Nature Notes: The Vultures Are Circling

A palatable cadaver
A turkey vulture, eyes on a deer carcass, circled low over the Culloden Preserve in Montauk. Victoria Bustamante

   On April 22, I drove down to Arlington, Va., a suburb of Washington, D.C., with my daughter, Angela, who was visiting me from California. It was a bright sunny day with nary a cloud and not much of a wind. From New Jersey through Delaware through Maryland to Virginia, the sky over the highways 60 to 100 feet above the pavement was filled with sailing turkey vultures. We must have seen more than 25, mostly singles, sometimes in pairs.
    What was remarkable about the observation was that not one vulture flapped its wings; they did nothing but glide on wings spread in dihedral angles. When conditions are right, the sun is shining brightly, it is warm, and the winds are light and variable, it is conceivable that a turkey vulture could make the same trip that we were making without using a single stroke of the wing. No wonder a single road kill goes such a long way where vultures are concerned.
    Turkey vultures are black like their siblings, the black vultures. They absorb heat by day through their feathers when the sun is out. All black land birds — grackles, boat-tailed grackles, cowbirds, crows, fish crows, redwing blackbirds, starlings, ravens — similarly absorb the sun’s rays. They can pick other flying blackbirds out visually as much as a mile away. And all American blackbirds are flockers, except during the nesting season. Some, such as grackles, redwings, and cowbirds, travel about in mixed flocks, others keep to their own species. Interestingly, the three species of black waterfowl that ply our marine waters, the scoters, are also flockers, but so are many non-black waterfowl species.
    All black land birds are omnivorous, save for vultures, which are carrion feeders. In general, black birds are very successful in terms of numbers. Only the raven has become rare to the degree that it is considered “threatened” in several states.
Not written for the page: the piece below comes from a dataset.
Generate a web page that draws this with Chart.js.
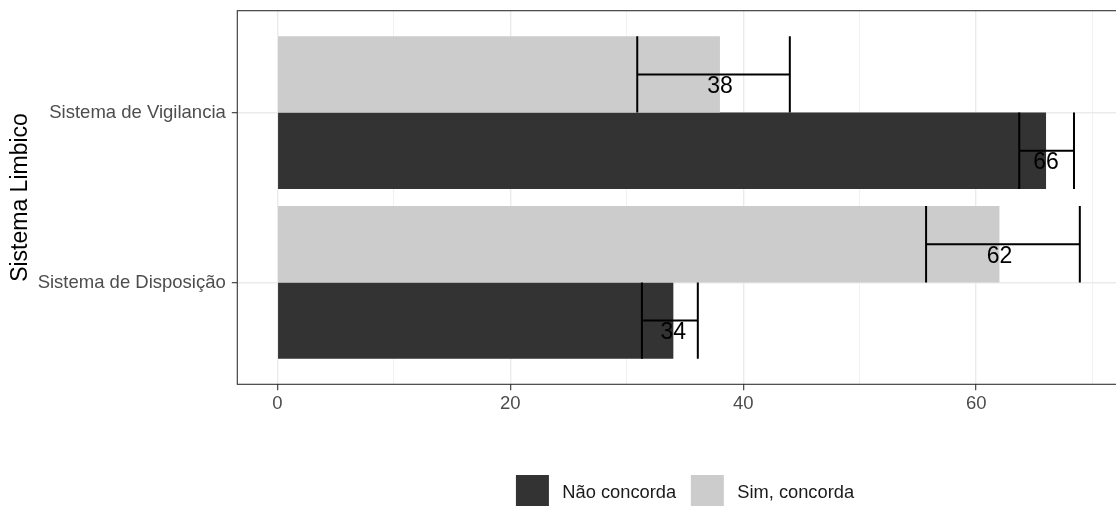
<!DOCTYPE html>
<html>
<head>
<meta charset="utf-8">
<script src="https://cdn.jsdelivr.net/npm/chart.js@4.4.1/dist/chart.umd.min.js"></script>
<style>
    html, body { margin: 0; padding: 0; background: #fff; overflow: hidden; }
    #wrap { width: 1116px; height: 506px; overflow: hidden; }
</style>
</head>
<body>
<div id="wrap"><canvas id="chart" width="1124" height="506"></canvas></div>
<script>
const categories = ['Sistema de Vigilancia', 'Sistema de Disposição'];
const categoryPos = [2, 1];

const simValues = [38, 62];
const simLow = [30.9, 55.7];
const simHigh = [44.0, 68.9];

const naoValues = [66, 34];
const naoLow = [63.7, 31.3];
const naoHigh = [68.4, 36.1];

const xTicks = [0, 10, 20, 30, 40, 50, 60, 70];
const xLabelStep = 20;

const FONT = "'Liberation Sans', Arial, sans-serif";

const toPoints = (vals) => categoryPos.map((p, i) => ({ x: vals[i], y: p }));

// error bars + value labels, drawn on top of the bars
const errorBars = {
    id: 'errorBars',
    afterDatasetsDraw(chart) {
        const { ctx } = chart;
        const xs = chart.scales.x;
        ctx.save();
        chart.data.datasets.forEach((ds, di) => {
            const meta = chart.getDatasetMeta(di);
            meta.data.forEach((bar, i) => {
                const y = bar.y;
                const h = bar.height / 2;
                const x0 = xs.getPixelForValue(ds.low[i]);
                const x1 = xs.getPixelForValue(ds.high[i]);
                ctx.strokeStyle = '#000';
                ctx.lineWidth = 2;
                ctx.beginPath();
                ctx.moveTo(x0, y); ctx.lineTo(x1, y);
                ctx.moveTo(x0, y - h); ctx.lineTo(x0, y + h);
                ctx.moveTo(x1, y - h); ctx.lineTo(x1, y + h);
                ctx.stroke();
            });
        });
        chart.data.datasets.forEach((ds, di) => {
            const meta = chart.getDatasetMeta(di);
            meta.data.forEach((bar, i) => {
                const v = ds.data[i].x;
                ctx.fillStyle = '#000';
                ctx.font = `23px ${FONT}`;
                ctx.textAlign = 'center';
                ctx.textBaseline = 'middle';
                ctx.fillText(String(v), xs.getPixelForValue(v), bar.y + 12);
            });
        });
        ctx.restore();
    }
};

// panel frame and the bottom legend
const frameAndLegend = {
    id: 'frameAndLegend',
    afterDraw(chart) {
        const { ctx, chartArea: a } = chart;
        ctx.save();
        ctx.strokeStyle = '#333';
        ctx.lineWidth = 1.1;
        ctx.strokeRect(a.left, a.top, a.right - a.left, a.bottom - a.top);

        const items = chart.data.datasets
            .map(ds => ({ text: ds.label, color: ds.backgroundColor, order: ds.legendOrder }))
            .sort((p, q) => p.order - q.order);
        ctx.font = `18.3px ${FONT}`;
        const box = 33, gap = 13.4, spacing = 14.7;
        const widths = items.map(it => box + gap + ctx.measureText(it.text).width);
        const total = widths.reduce((s, w) => s + w, 0) + spacing * (items.length - 1);
        let x = 685 - total / 2;
        const top = 475;
        items.forEach((it, i) => {
            ctx.fillStyle = it.color;
            ctx.fillRect(x, top, box, box);
            ctx.fillStyle = '#1a1a1a';
            ctx.textAlign = 'left';
            ctx.textBaseline = 'middle';
            ctx.fillText(it.text, x + box + gap, top + box / 2 + 1);
            x += widths[i] + spacing;
        });
        ctx.restore();
    }
};

new Chart(document.getElementById('chart').getContext('2d'), {
    type: 'bar',
    data: {
        datasets: [
            {
                label: 'Sim, concorda',
                data: toPoints(simValues),
                low: simLow,
                high: simHigh,
                legendOrder: 1,
                backgroundColor: '#cccccc',
                borderWidth: 0
            },
            {
                label: 'Não concorda',
                data: toPoints(naoValues),
                low: naoLow,
                high: naoHigh,
                legendOrder: 0,
                backgroundColor: '#333333',
                borderWidth: 0
            }
        ]
    },
    options: {
        indexAxis: 'y',
        responsive: false,
        animation: false,
        categoryPercentage: 0.9,
        barPercentage: 1,
        layout: { padding: { top: 10.7, right: 4, left: 0, bottom: 0 } },
        plugins: {
            legend: { display: false },
            tooltip: { enabled: false }
        },
        scales: {
            x: {
                type: 'linear',
                bounds: 'data',
                min: -3.44,
                max: 72.35,
                afterBuildTicks: (s) => { s.ticks = xTicks.map(v => ({ value: v })); },
                afterFit: (s) => { s.height = 121.7; s.paddingLeft = 0; s.paddingRight = 0; },
                border: { display: false },
                grid: {
                    color: '#ebebeb',
                    lineWidth: (c) => (c.tick && c.tick.value % xLabelStep === 0 ? 1.4 : 0.7),
                    tickLength: 6,
                    tickColor: (c) => (c.tick && c.tick.value % xLabelStep === 0 ? '#333' : 'rgba(0,0,0,0)'),
                    tickWidth: 1.1
                },
                ticks: {
                    autoSkip: false,
                    maxRotation: 0,
                    padding: 3,
                    color: '#4d4d4d',
                    font: { family: FONT, size: 18.5 },
                    callback: (v) => (v % xLabelStep === 0 ? String(v) : '')
                }
            },
            y: {
                type: 'linear',
                bounds: 'data',
                offset: false,
                min: 0.4,
                max: 2.6,
                afterBuildTicks: (s) => { s.ticks = categoryPos.map(v => ({ value: v })); },
                afterFit: (s) => { s.width = 237.3; s.paddingTop = 0; s.paddingBottom = 0; },
                border: { display: false },
                grid: {
                    offset: false,
                    color: '#ebebeb',
                    lineWidth: 1.4,
                    tickLength: 5.5,
                    tickColor: '#333',
                    tickWidth: 1.1
                },
                ticks: {
                    autoSkip: false,
                    padding: 6,
                    color: '#4d4d4d',
                    font: { family: FONT, size: 18.5 },
                    callback: (v) => categories[categoryPos.indexOf(v)]
                },
                title: {
                    display: true,
                    text: 'Sistema Limbico',
                    color: '#000',
                    font: { family: FONT, size: 23 },
                    padding: { top: 7, bottom: 0 }
                }
            }
        }
    },
    plugins: [errorBars, frameAndLegend]
});
</script>
</body>
</html>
In New York and on the West Coast, however, the raven is making a strong comeback. Indeed, ravens, absent from Long Island for hundreds of years, have begun to breed here. Last Thursday, I visited the Hampton Bays Water Tower site to see if last year’s pair had returned. They had. The female was sitting on the nest 100 feet up and the male was flying around uttering its hoarse crow call. I could clearly see its scruff of throat feathers and wedged-shaped tail.
    Two weeks ago, Vicki Bustamante saw a pair of ravens contesting with crows near the Suffolk County Water Authority water tower in west Amagansett, north of Montauk Highway. Water towers apparently mimic the high rocky crags where ravens have nested for centuries. Long Island doesn’t have such nesting sites, but it does have lots of water towers and a plentiful supply of roadkill upon which ravens often feed.
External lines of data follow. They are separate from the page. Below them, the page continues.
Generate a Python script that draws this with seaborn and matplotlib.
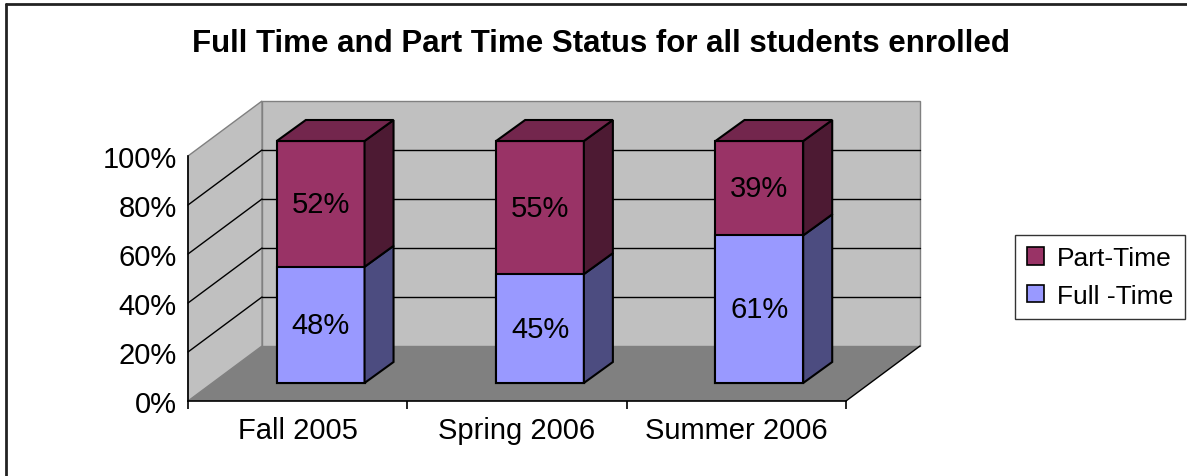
import numpy as np
import pandas as pd
import seaborn as sns
import matplotlib.pyplot as plt
from matplotlib.patches import Polygon
from matplotlib.lines import Line2D

# data
terms = ["Fall 2005", "Spring 2006", "Summer 2006"]
full_time = [0.48, 0.45, 0.61]
part_time = [0.52, 0.55, 0.39]
y_ticks = [0, 0.2, 0.4, 0.6, 0.8, 1.0]

c_part, c_part_side, c_part_top = "#993366", "#4D1A33", "#73264D"
c_full, c_full_side = "#9999FF", "#4C4C80"

sns.set_theme(style="white")
plt.rcParams['font.family'] = ['Liberation Sans', 'DejaVu Sans']
plt.rcParams.update({"text.color": "black", "xtick.color": "black", "ytick.color": "black",
                     "axes.labelcolor": "black"})

W, H = 1187, 477
FS = 21
fig = plt.figure(figsize=(W / 100, H / 100), dpi=100)

# front plane of the 3D box (pixels: x 188..846, 0% at y=402, 100% at y=157)
rect = [188 / W, (H - 402) / H, 658 / W, 245 / H]
ax = fig.add_axes(rect)
ax.set_xlim(-0.5, 2.5)
ax.set_ylim(0, 1)

DX, DY = 74 / 219.3, 55 / 245  # wall depth in data units
x0, x1 = -0.5, 2.5

back = Polygon([(x0 + DX, DY), (x1 + DX, DY), (x1 + DX, 1 + DY), (x0 + DX, 1 + DY)],
               closed=True, facecolor="#C0C0C0", edgecolor="#808080", lw=1, clip_on=False, zorder=1)
left = Polygon([(x0, 0), (x0 + DX, DY), (x0 + DX, 1 + DY), (x0, 1)],
               closed=True, facecolor="#C0C0C0", edgecolor="#808080", lw=1, clip_on=False, zorder=1)
floor = Polygon([(x0, 0), (x1, 0), (x1 + DX, DY), (x0 + DX, DY)],
                closed=True, facecolor="#808080", edgecolor="none", clip_on=False, zorder=1)
for p in (back, left, floor):
    ax.add_patch(p)

for v in y_ticks[1:-1]:
    ax.plot([x0 + DX, x1 + DX], [v + DY, v + DY], color="black", lw=1, clip_on=False, zorder=2)
    ax.plot([x0, x0 + DX], [v, v + DY], color="black", lw=1, clip_on=False, zorder=2)
ax.plot([x1, x1 + DX], [0, DY], color="black", lw=1, clip_on=False, zorder=2)

for s in ["top", "right"]:
    ax.spines[s].set_visible(False)
for s in ["left", "bottom"]:
    ax.spines[s].set_color("black")
    ax.spines[s].set_linewidth(1.2)
ax.patch.set_alpha(0)

ax.set_yticks(y_ticks)
ax.set_yticklabels([f"{int(round(v * 100))}%" for v in y_ticks], fontsize=FS)
ax.set_xticks(range(len(terms)))
ax.set_xticklabels(terms, fontsize=FS)
ax.set_xticks([-0.5, 0.5, 1.5, 2.5], minor=True)
ax.tick_params(axis="y", which="major", direction="out", length=6, width=1.2, color="black", pad=2)
ax.tick_params(axis="x", which="major", length=0, pad=11)
ax.tick_params(axis="x", which="minor", direction="out", length=6, width=1.2, color="black", bottom=True)

# bars on an overlay axes aligned with the bar front plane
BFX, BFY = 23 / 219.3, 18 / 245   # bar front offset inside the box
SC = 242 / 245                     # bar height scale
ax_bar = fig.add_axes(rect)
df = pd.DataFrame({"term": terms, "full": full_time,
                   "total": np.array(full_time) + np.array(part_time)})
sns.barplot(data=df, x="term", y="total", color=c_part, saturation=1, width=0.4,
            edgecolor="black", linewidth=1.5, ax=ax_bar, zorder=3)
sns.barplot(data=df, x="term", y="full", color=c_full, saturation=1, width=0.4,
            edgecolor="black", linewidth=1.5, ax=ax_bar, zorder=3)
ax_bar.set_xlim(-0.5 - BFX, 2.5 - BFX)
ax_bar.set_ylim(-BFY / SC, (1 - BFY) / SC)
ax_bar.axis("off")
ax_bar.patch.set_alpha(0)
for p in ax_bar.patches:
    p.set_clip_on(False)

bdx, bdy = 29 / 219.3, 21 / 242
bw = 0.4
for i in range(len(terms)):
    xl, xr = i - bw / 2, i + bw / 2
    f, t = full_time[i], full_time[i] + part_time[i]
    segs = [(0, f, c_full_side), (f, t, c_part_side)]
    for lo, hi, col in segs:
        ax_bar.add_patch(Polygon([(xr, lo), (xr + bdx, lo + bdy), (xr + bdx, hi + bdy), (xr, hi)],
                                 closed=True, facecolor=col, edgecolor="black", lw=1.5,
                                 zorder=4, clip_on=False))
    ax_bar.add_patch(Polygon([(xl, t), (xr, t), (xr + bdx, t + bdy), (xl + bdx, t + bdy)],
                             closed=True, facecolor=c_part_top, edgecolor="black", lw=1.5,
                             zorder=4, clip_on=False))
    ax_bar.text(i, f / 2, f"{int(round(full_time[i] * 100))}%", ha="center", va="center",
                fontsize=FS, color="black", zorder=5)
    ax_bar.text(i, f + part_time[i] / 2, f"{int(round(part_time[i] * 100))}%", ha="center",
                va="center", fontsize=FS, color="black", zorder=5)

fig.text(601 / W, 1 - 44 / H, "Full Time and Part Time Status for all students enrolled",
         ha="center", va="center", fontsize=22.5, fontweight="bold")

handles = [Polygon([(0, 0)], facecolor=c_part, edgecolor="black", lw=1.2),
           Polygon([(0, 0)], facecolor=c_full, edgecolor="black", lw=1.2)]
leg = fig.legend(handles, ["Part-Time", "Full -Time"], loc="center",
                 bbox_to_anchor=(1100 / W, 1 - 278 / H), fontsize=FS - 2, frameon=True,
                 fancybox=False, edgecolor="black", handlelength=0.65, handleheight=0.65,
                 handletextpad=0.5, labelspacing=0.5, borderpad=0.45, borderaxespad=0)
leg.get_frame().set_linewidth(1.0)

# outer chart border (top and left visible)
fig.add_artist(Line2D([6 / W, 1], [1 - 5 / H, 1 - 5 / H], color="#222222", lw=2, transform=fig.transFigure))
fig.add_artist(Line2D([6 / W, 6 / W], [0, 1 - 5 / H], color="#222222", lw=2, transform=fig.transFigure))

fig.savefig("out.png", dpi=100)
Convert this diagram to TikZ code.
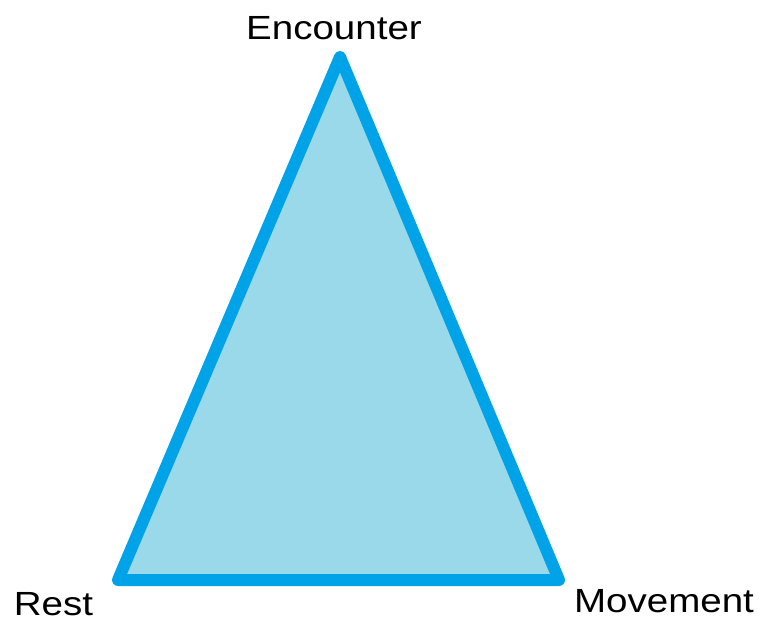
\documentclass[tikz,border=0pt]{standalone}
\usepackage{fontspec}
\setmainfont{Liberation Sans}
\definecolor{edgeblue}{HTML}{00A2E8}
\definecolor{fillblue}{HTML}{99D9EA}

\begin{document}
\begin{tikzpicture}[
    x=1pt, y=-1pt,                          % <- one unit = one pixel of the sketch
    corner/.style={font=\fontsize{33.5}{40}\selectfont, xscale=1.15, anchor=base, inner sep=0pt},
    side/.style={draw=edgeblue, fill=fillblue, line width=12pt, line join=round},
  ]
  \useasboundingbox (0,0) rectangle (759,622);

  % ---------- triangle corners ----------
  \coordinate (top) at (340,57);
  \coordinate (bl)  at (118,580);
  \coordinate (br)  at (559,580);

  % ---------- triangle ----------
  \draw[side] (top) -- (br) -- (bl) -- cycle;

  % ---------- corner labels ----------
  \node[corner] (encounter) at (334,39)  {Encounter};
  \node[corner] (rest)      at (53.5,615) {Rest};
  \node[corner] (movement)  at (664,612) {Movement};

\end{tikzpicture}
\end{document}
    Another black bird making great strides on Long Island, including eastern Long Island, is the fish crow. It used to be a rare visitor from the south. In the last 20 years, it has become a serious breeder here. Sag Harbor has one of the largest fish crow populations around, but they can be found in Southampton Village, Hampton Bays, Springs, and other local spots near the water as well. The fish crow is slightly smaller than the common crow and has a nasal caw, not unlike the sound of a baby common crow. On Saturday I saw one carrying food and heading to the north over the North Haven bridge. It could have been taking it to young in a nest on North Haven.
    On Saturday afternoon, while studying the plants making up the flora of the Culloden Nature Preserve in Montauk, Vicki Bustamante and I were also keeping an eye and an ear out for birds, especially spring arrivals. We flushed a great-horned owl, which quietly flapped its way out of sight, chased by a couple of blue jays, one of which hit the owl in the head. As we approached a high spot overlooking Block Island Sound in the northeast sector of the preserve, all of a sudden a very large black bird sailed over and around, less than 50 feet above our heads. It was a turkey vulture and we wondered why was it circling again and again so low in the sky around this one spot.
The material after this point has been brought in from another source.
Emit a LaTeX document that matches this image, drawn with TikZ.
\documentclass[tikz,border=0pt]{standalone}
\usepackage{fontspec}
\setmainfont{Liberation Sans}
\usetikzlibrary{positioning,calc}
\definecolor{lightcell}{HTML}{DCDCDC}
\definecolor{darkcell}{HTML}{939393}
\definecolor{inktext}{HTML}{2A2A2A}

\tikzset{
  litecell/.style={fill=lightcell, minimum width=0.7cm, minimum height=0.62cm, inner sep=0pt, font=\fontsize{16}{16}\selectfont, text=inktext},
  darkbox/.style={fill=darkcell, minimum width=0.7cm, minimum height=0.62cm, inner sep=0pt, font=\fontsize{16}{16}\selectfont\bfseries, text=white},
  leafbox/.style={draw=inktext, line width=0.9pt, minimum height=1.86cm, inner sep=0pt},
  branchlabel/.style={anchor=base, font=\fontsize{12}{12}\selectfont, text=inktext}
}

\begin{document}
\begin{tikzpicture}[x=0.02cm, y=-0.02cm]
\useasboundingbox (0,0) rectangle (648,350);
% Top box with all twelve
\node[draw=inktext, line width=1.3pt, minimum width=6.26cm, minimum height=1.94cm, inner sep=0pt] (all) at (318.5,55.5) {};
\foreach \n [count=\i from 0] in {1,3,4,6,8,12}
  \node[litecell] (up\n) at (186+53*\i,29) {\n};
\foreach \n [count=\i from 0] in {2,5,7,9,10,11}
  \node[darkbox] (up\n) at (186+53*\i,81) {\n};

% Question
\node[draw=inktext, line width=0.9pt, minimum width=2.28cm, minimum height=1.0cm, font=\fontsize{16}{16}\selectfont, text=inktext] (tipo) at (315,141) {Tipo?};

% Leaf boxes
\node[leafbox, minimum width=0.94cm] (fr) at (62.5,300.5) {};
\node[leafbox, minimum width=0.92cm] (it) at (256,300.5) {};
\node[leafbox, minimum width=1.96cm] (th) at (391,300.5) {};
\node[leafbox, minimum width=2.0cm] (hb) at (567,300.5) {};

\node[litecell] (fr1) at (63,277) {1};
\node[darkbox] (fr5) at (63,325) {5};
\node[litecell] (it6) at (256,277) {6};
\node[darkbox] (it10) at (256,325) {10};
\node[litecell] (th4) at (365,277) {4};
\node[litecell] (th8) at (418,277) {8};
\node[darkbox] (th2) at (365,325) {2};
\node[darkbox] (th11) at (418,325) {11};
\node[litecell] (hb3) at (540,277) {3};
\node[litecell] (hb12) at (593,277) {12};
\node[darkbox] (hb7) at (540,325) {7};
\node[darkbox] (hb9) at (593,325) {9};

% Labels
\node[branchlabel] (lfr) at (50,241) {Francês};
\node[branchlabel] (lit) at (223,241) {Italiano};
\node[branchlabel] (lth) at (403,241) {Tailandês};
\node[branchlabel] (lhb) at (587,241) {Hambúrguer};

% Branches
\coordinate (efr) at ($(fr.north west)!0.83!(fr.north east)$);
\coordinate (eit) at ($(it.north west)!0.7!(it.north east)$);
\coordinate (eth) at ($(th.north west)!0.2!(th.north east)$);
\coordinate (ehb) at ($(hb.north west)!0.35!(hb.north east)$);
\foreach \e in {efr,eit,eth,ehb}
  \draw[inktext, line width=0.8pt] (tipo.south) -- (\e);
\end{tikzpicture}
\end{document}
    Twenty paces further along we found the answer, with our noses first, then our eyes. It was the remains of a dead deer, pretty much reduced to a few bones and a thatch of fur, but its odor was as foul as an odor can be. We were quickly reminded that unlike almost all other bird species, vultures have a refined sense of smell. The stinkier, the better.
    We wondered if this was one of those that bred and fledged two chicks next to Navy Road and Fort Pond Bay six years ago, a first for Long Island.
    When the trail took us down to the beach, the vulture that disappeared from our view a few minutes earlier showed up and it was not alone. It had a mate, and the two sailed back and forth, circling around and around low over a marshy area behind the beach and may have landed. All the while, more than 10 minutes, not making a single sound, not moving a wing up and down, but holding them at that same 30-degree angle with the horizon, going this way and that.
    They disappeared into that black hole. Maybe they had found a palatable cadaver. A few minutes later, two ospreys loomed a quarter-mile up in the sky to the east. We wondered if ospreys would ever breed in Montauk again. Up ahead, directly under them, was a tall, improvised osprey platform standing at the northwest edge of the Culloden Preserve. A nice lady walking by in the other direction said it had been put up only a few days ago. Could the two ospreys be checking it out?